▸ **Data shown**
--------------------------------

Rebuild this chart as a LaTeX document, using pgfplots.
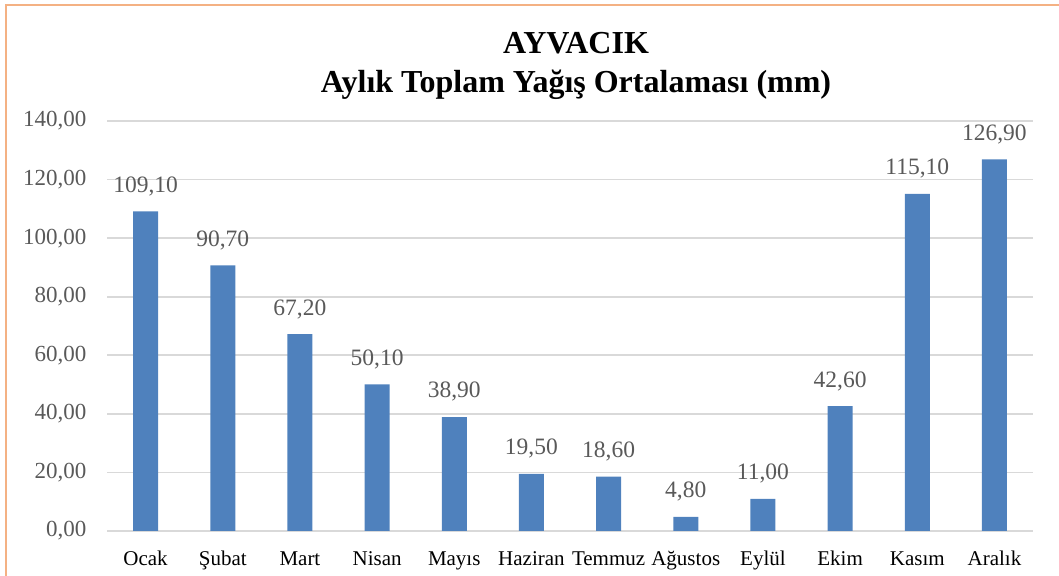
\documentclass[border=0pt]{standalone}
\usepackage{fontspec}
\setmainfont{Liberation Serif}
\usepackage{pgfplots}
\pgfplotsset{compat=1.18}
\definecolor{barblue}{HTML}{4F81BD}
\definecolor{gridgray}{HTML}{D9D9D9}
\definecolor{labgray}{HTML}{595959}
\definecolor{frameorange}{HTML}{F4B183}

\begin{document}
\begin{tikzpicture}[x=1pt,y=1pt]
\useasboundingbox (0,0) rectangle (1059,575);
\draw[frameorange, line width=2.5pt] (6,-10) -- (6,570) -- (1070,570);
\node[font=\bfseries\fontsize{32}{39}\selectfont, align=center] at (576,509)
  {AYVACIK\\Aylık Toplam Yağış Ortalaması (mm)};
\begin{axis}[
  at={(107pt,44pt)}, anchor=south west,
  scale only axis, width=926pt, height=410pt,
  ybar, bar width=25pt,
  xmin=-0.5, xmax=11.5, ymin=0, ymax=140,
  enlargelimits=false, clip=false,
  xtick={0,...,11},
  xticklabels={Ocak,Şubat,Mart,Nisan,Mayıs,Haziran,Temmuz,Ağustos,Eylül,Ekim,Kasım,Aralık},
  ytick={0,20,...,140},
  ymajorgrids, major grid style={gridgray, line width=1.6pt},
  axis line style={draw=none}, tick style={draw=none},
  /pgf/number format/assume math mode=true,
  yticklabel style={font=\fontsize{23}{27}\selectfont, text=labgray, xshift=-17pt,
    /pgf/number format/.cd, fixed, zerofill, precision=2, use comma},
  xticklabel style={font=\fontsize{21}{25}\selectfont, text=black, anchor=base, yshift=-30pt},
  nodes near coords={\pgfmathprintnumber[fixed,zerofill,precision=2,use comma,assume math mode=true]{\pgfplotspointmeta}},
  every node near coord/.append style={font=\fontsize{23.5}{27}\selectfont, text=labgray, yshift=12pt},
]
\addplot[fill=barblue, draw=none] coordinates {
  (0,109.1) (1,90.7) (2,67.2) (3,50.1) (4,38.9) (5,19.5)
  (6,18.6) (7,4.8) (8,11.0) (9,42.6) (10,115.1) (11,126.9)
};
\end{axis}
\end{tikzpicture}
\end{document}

--------------------------------

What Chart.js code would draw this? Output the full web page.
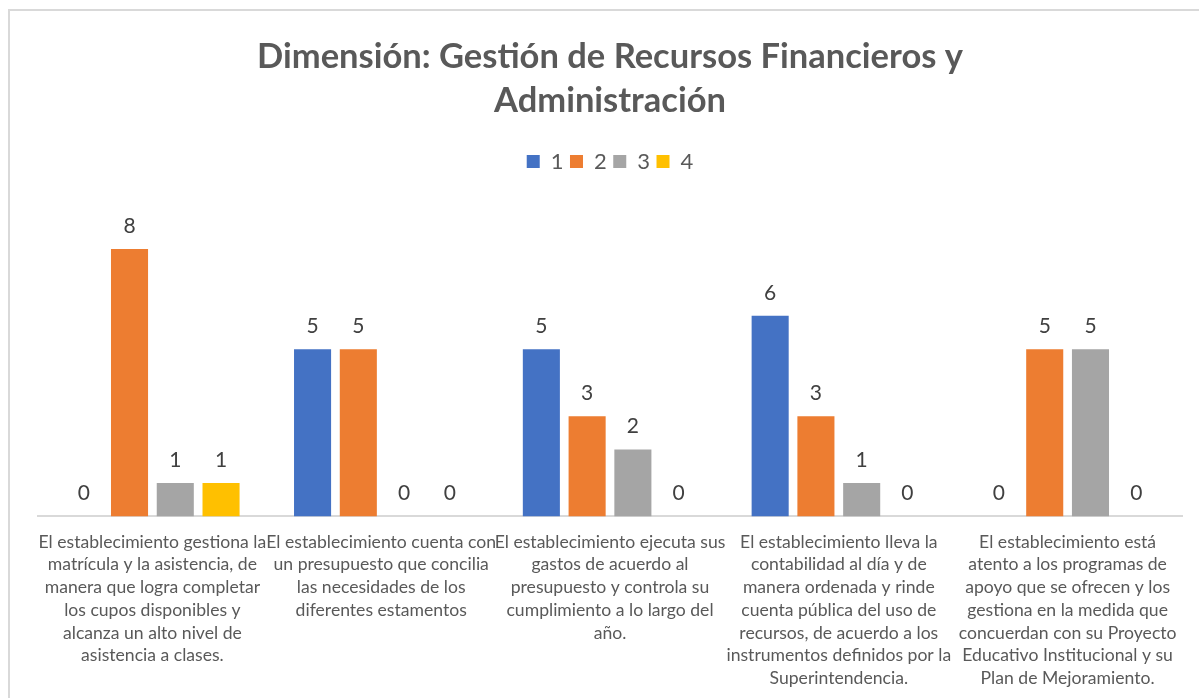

--------------------------------

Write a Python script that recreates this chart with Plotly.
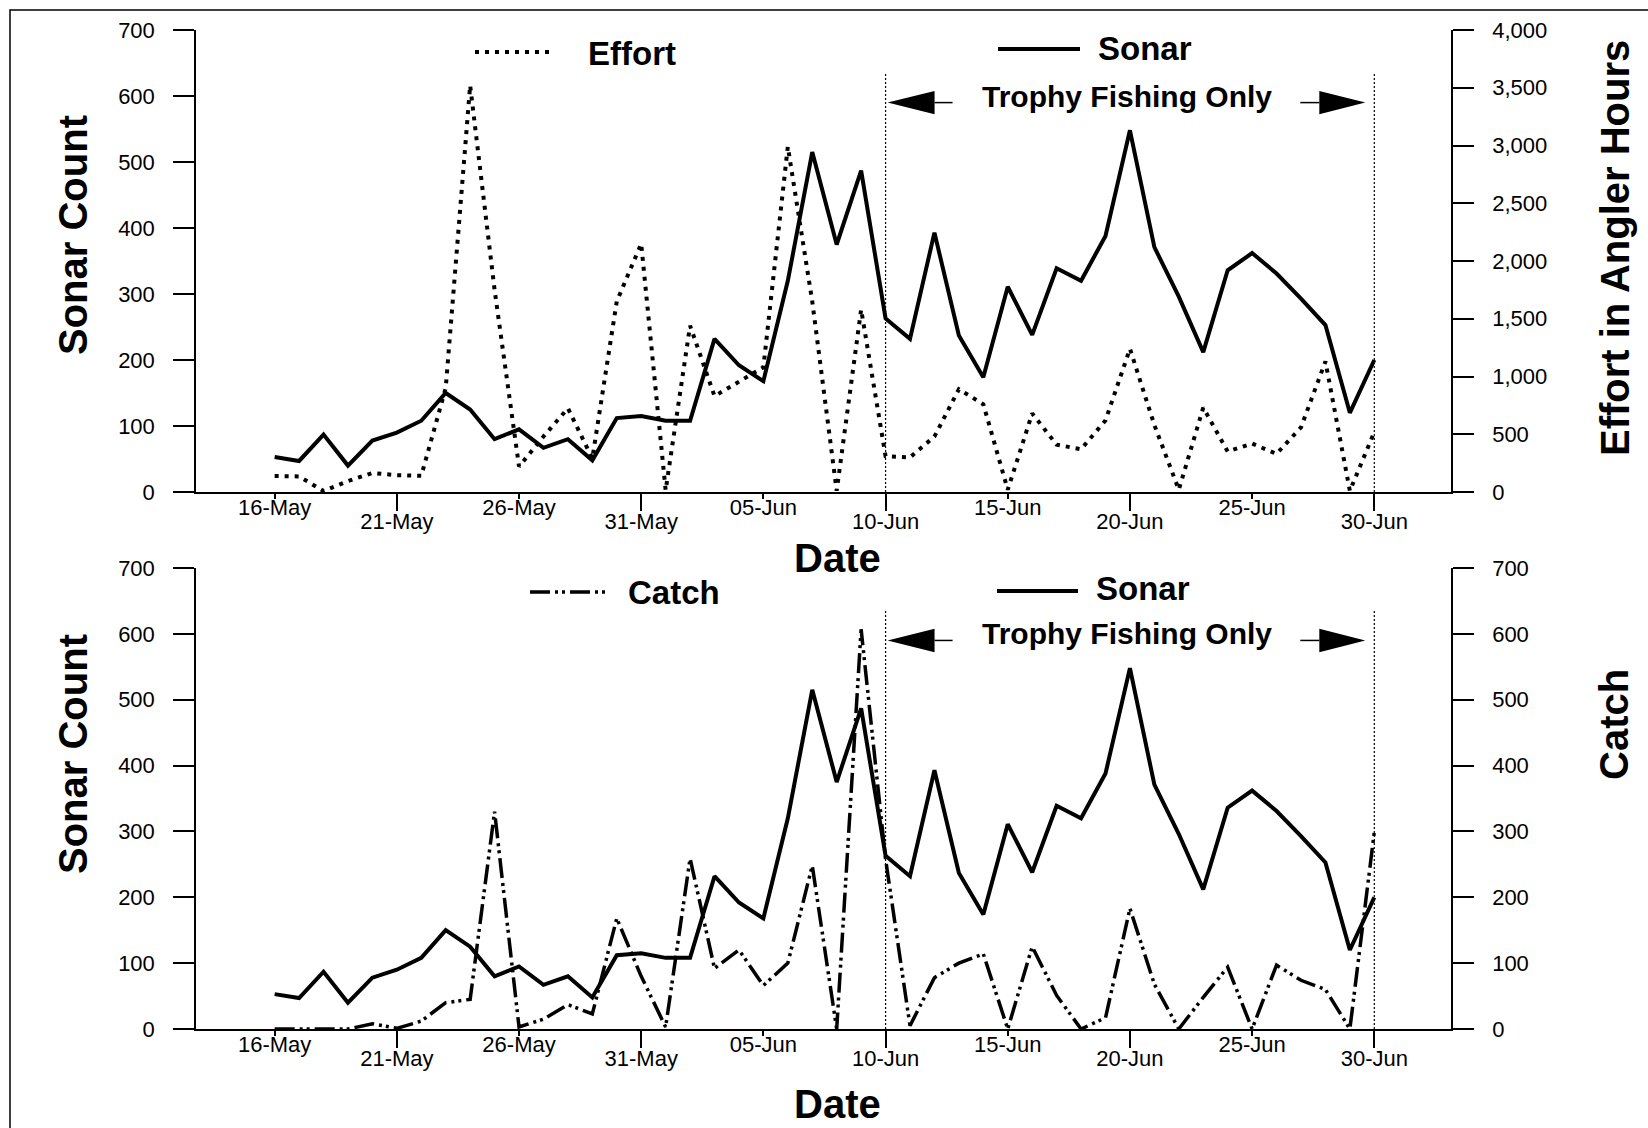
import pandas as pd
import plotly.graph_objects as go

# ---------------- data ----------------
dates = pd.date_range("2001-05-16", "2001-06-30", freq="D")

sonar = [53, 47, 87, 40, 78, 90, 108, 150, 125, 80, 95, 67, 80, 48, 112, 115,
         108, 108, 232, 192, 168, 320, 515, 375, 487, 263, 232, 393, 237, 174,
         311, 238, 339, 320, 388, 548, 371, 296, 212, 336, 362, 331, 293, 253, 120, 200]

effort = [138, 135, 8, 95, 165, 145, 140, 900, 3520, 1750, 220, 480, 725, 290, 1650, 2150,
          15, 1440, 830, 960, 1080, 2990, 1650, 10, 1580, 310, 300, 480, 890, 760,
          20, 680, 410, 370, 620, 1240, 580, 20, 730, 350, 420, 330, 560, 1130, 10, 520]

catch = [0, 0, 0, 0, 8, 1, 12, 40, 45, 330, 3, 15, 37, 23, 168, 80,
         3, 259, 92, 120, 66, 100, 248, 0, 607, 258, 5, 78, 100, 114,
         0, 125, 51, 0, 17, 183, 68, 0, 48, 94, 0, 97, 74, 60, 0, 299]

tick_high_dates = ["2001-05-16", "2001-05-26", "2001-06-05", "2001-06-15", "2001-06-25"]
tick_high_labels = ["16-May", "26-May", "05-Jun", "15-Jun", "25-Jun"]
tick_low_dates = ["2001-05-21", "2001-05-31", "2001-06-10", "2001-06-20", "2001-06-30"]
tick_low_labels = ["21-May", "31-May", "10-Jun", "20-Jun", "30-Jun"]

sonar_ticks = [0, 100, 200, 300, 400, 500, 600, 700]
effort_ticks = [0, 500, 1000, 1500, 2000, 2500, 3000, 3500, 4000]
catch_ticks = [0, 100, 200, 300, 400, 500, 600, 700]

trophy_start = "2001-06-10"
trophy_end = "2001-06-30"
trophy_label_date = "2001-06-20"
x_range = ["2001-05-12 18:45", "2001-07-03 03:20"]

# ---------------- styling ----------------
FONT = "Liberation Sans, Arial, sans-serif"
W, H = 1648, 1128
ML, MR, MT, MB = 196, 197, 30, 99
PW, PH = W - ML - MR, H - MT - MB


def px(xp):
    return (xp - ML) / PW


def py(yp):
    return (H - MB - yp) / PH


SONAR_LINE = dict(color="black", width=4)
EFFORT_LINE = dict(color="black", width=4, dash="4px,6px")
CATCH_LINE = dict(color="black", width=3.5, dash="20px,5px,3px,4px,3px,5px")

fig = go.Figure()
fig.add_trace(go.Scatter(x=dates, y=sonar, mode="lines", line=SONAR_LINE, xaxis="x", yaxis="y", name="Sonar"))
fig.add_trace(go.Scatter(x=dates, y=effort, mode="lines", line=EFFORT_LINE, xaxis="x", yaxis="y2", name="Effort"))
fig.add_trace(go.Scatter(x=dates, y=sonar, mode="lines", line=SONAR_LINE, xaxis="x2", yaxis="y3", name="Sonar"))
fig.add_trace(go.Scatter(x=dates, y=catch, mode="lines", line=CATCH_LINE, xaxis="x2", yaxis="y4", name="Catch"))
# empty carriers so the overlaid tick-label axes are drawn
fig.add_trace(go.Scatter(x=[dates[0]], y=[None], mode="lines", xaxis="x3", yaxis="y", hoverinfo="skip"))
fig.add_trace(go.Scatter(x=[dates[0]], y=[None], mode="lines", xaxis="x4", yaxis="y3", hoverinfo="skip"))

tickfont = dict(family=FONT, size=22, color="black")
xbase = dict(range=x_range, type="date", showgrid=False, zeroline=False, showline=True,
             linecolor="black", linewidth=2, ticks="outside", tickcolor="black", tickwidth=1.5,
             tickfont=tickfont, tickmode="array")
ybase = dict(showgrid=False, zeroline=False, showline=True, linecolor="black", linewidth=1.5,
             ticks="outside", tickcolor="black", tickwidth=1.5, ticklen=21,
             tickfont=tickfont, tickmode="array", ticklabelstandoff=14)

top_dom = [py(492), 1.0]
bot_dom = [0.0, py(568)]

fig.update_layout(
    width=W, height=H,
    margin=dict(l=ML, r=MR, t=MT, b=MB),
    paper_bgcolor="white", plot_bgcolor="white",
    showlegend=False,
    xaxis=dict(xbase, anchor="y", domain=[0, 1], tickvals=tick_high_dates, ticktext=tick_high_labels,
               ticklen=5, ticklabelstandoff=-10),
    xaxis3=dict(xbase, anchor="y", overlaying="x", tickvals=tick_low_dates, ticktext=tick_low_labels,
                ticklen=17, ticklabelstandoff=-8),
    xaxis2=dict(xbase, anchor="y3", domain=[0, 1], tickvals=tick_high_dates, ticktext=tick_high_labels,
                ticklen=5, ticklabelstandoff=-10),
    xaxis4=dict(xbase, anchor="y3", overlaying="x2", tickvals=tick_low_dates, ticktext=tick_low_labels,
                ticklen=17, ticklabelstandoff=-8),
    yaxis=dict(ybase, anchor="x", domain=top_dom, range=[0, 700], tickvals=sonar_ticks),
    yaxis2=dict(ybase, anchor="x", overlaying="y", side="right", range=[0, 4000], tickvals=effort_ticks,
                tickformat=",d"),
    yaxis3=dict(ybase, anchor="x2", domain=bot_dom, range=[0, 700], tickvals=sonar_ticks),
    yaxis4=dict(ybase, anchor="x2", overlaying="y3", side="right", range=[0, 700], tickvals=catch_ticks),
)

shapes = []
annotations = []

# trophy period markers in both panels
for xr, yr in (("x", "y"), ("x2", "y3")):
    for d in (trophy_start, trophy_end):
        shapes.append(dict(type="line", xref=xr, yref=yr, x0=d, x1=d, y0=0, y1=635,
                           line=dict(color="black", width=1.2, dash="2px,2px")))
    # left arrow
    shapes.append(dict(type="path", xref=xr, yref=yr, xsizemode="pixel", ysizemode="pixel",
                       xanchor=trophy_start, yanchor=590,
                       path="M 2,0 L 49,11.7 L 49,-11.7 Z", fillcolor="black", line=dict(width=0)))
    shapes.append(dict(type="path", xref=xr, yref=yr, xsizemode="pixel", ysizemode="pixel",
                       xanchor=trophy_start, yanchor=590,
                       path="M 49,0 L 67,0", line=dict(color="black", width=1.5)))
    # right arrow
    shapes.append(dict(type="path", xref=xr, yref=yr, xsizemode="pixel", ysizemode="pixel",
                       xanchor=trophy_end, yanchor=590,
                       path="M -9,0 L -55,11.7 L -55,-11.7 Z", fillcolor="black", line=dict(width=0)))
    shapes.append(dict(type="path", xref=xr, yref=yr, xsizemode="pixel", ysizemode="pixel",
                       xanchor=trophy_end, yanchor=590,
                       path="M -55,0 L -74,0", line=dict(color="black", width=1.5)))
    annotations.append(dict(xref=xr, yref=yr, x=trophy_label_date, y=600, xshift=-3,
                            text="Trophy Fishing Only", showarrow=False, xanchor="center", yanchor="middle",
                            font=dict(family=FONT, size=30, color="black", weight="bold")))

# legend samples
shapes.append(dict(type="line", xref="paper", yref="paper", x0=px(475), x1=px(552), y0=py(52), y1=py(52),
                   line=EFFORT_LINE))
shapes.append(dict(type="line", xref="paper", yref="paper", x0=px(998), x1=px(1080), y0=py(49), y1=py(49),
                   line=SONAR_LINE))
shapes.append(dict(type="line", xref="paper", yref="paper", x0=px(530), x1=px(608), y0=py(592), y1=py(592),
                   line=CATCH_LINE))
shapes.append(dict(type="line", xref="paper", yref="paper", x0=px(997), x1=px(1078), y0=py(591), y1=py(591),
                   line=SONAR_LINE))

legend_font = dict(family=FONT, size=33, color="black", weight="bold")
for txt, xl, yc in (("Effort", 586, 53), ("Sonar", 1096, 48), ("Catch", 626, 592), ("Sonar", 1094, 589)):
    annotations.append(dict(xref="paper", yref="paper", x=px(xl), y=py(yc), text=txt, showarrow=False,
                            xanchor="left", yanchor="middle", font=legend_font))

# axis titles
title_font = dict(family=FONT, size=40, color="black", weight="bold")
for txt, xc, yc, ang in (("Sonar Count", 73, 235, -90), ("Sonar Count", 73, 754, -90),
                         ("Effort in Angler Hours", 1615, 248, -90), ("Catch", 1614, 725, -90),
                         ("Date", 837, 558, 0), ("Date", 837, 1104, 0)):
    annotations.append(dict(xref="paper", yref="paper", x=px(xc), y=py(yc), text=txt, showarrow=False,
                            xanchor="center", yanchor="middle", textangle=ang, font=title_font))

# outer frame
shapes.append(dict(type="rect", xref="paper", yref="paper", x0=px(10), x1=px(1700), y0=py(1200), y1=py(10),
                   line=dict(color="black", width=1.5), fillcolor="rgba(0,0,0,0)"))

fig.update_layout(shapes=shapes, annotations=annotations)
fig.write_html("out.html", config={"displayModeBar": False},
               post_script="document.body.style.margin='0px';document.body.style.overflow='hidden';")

--------------------------------

Lines from the one with "Write a Python" through the one with "1130, 10, 520]" are the only ones to quote. Quote them exactly and leave out pictures.

Write a Python script that recreates this chart with Plotly.
import pandas as pd
import plotly.graph_objects as go

# ---------------- data ----------------
dates = pd.date_range("2001-05-16", "2001-06-30", freq="D")

sonar = [53, 47, 87, 40, 78, 90, 108, 150, 125, 80, 95, 67, 80, 48, 112, 115,
         108, 108, 232, 192, 168, 320, 515, 375, 487, 263, 232, 393, 237, 174,
         311, 238, 339, 320, 388, 548, 371, 296, 212, 336, 362, 331, 293, 253, 120, 200]

effort = [138, 135, 8, 95, 165, 145, 140, 900, 3520, 1750, 220, 480, 725, 290, 1650, 2150,
          15, 1440, 830, 960, 1080, 2990, 1650, 10, 1580, 310, 300, 480, 890, 760,
          20, 680, 410, 370, 620, 1240, 580, 20, 730, 350, 420, 330, 560, 1130, 10, 520]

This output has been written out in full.